Key Experimental Results¶
Main Results (BAH Corpus)¶
| Model Configuration | Modality | Average MF1 | Final Test MF1 |
|---|---|---|---|
| EmotionDistilRoBERTa | Text | 70.02% | — |
| EmotionWav2Vec2.0+Mamba | Audio | 69.03% | — |
| Four-modal Fusion | All | 82.66% | 68.32% |
| Four-modal Fusion + Prototype | All | 83.25% | 65.21% |
| 5-Model Ensemble | All | 81.29% | 70.17% |
| 5-Model Ensemble + Prototype | All | 81.89% | 71.43% |
Ablation Study (Modality Combinations)¶
| Modality Combination | Average MF1 | Description |
|---|---|---|
| Scene + Text | 80.39% | Strongest bi-modal combination |
| Face + Scene + Text | 78.77% | Strongest tri-modal combination |
| Face + Audio | 67.40% | Poor performance without text |
| Full Quad-modal | 82.66% | Optimal quad-modal |
Key Findings¶
- Text is the strongest single modality (~70% MF1), followed by audio (69%), while face and scene are individually weaker (~62%).
- Multimodal fusion significantly outperforms all single modalities—the best fusion exceeds the best single modality by 13+ percentage points.
- Prototype-augmentation improves validation performance but degrades individual model test generalization; the benefits of prototype-augmentation are only reflected on the test set after ensembling.
- Scene + Text is the strongest bi-modal combination (80.39%), indicating that behavioral dynamics and linguistic cues are highly complementary.
Highlights & Insights¶
- Text Modality Dominates A/H Recognition: Verifies the core role of linguistic content in ambivalence/hesitancy detection—people's hesitation is often most directly expressed through wording.
- Prototype Enhancement + Ensemble Strategy: Prototype classification as an auxiliary loss provides a regularization effect during training, yet an ensemble is required to compensate for single-model instability.

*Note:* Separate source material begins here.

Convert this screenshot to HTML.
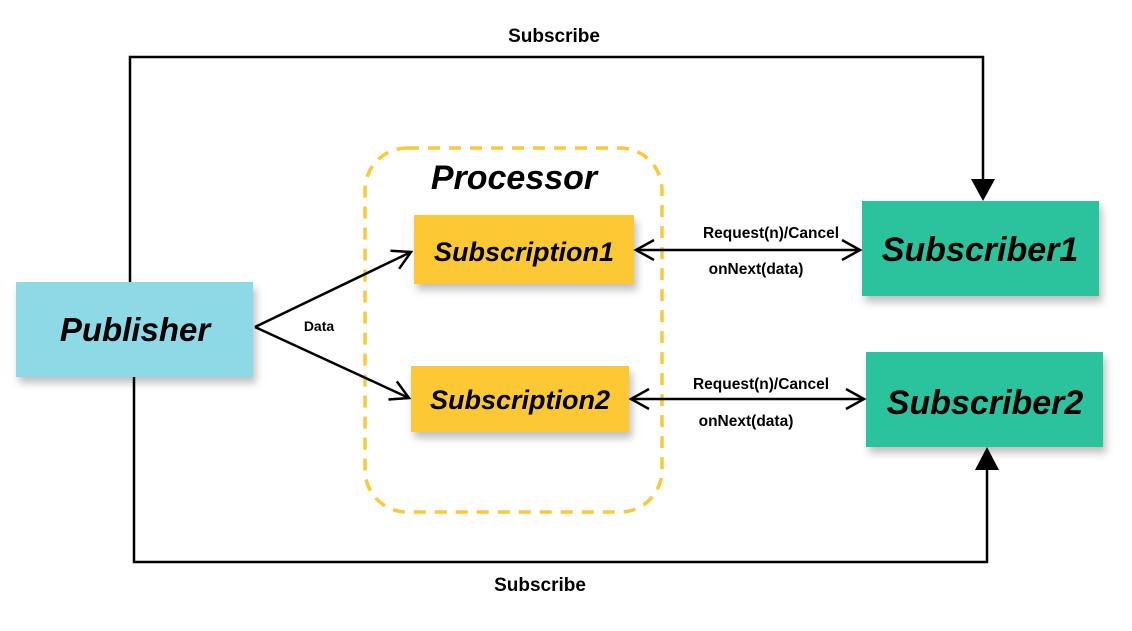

- Mamba for Audio Temporal Modeling: The linear complexity of Mamba is suitable for variable-length audio, being more efficient than Transformer and exhibiting superior performance on the audio modality.
- Statistical Pooling Captures Emotion Fluctuations: The facial modality utilizes \([\mu; \sigma]\) rather than just \(\mu\). The standard deviation encodes the degree of emotional fluctuation—a key signal in ambivalent behavior.
Limitations & Future Work¶
- The BAH corpus is small (1427 videos), which limits the generalization ability of deep models.
- The text modality relies on automatic transcription quality; ASR errors in real-world scenarios may impact performance.
- Inconsistency across modalities is not modeled—while a core characteristic of A/H is the misalignment between "what is said" and facial expressions, the current fusion approach focuses on alignment rather than contrast.
- The scene modality only samples 16 frames, which may miss crucial moments of hesitation.
Related Work & Insights¶
- vs González-González et al. (baseline): The baseline uses simple concatenation fusion, whereas this work employs Transformer fusion + prototype-augmentation to better capture cross-modal interactions.
- vs Savchenko & Savchenko: Their best results came from a text + face combination, while this work demonstrates that quad-modal fusion and scene information can yield further improvements.
- vs Hallmen et al.: Their tri-modal fusion utilizes an MLP, whereas the Transformer fusion module used in this work is more powerful.
Rating¶
- Novelty: ⭐⭐⭐ No major innovations at the component level (combinations of existing modules), but the prototype-augmented fusion and the quad-modal design for the A/H task offer some novelty.
- Experimental Thoroughness: ⭐⭐⭐⭐ Exhaustive ablation experiments cover all modality combinations and model variants.
- Writing Quality: ⭐⭐⭐⭐ Well-structured with detailed experimental descriptions and good reproducibility.
- Value: ⭐⭐⭐ A competition solution paper; the generalizability of the method is limited, but it provides a valuable baseline for A/H recognition.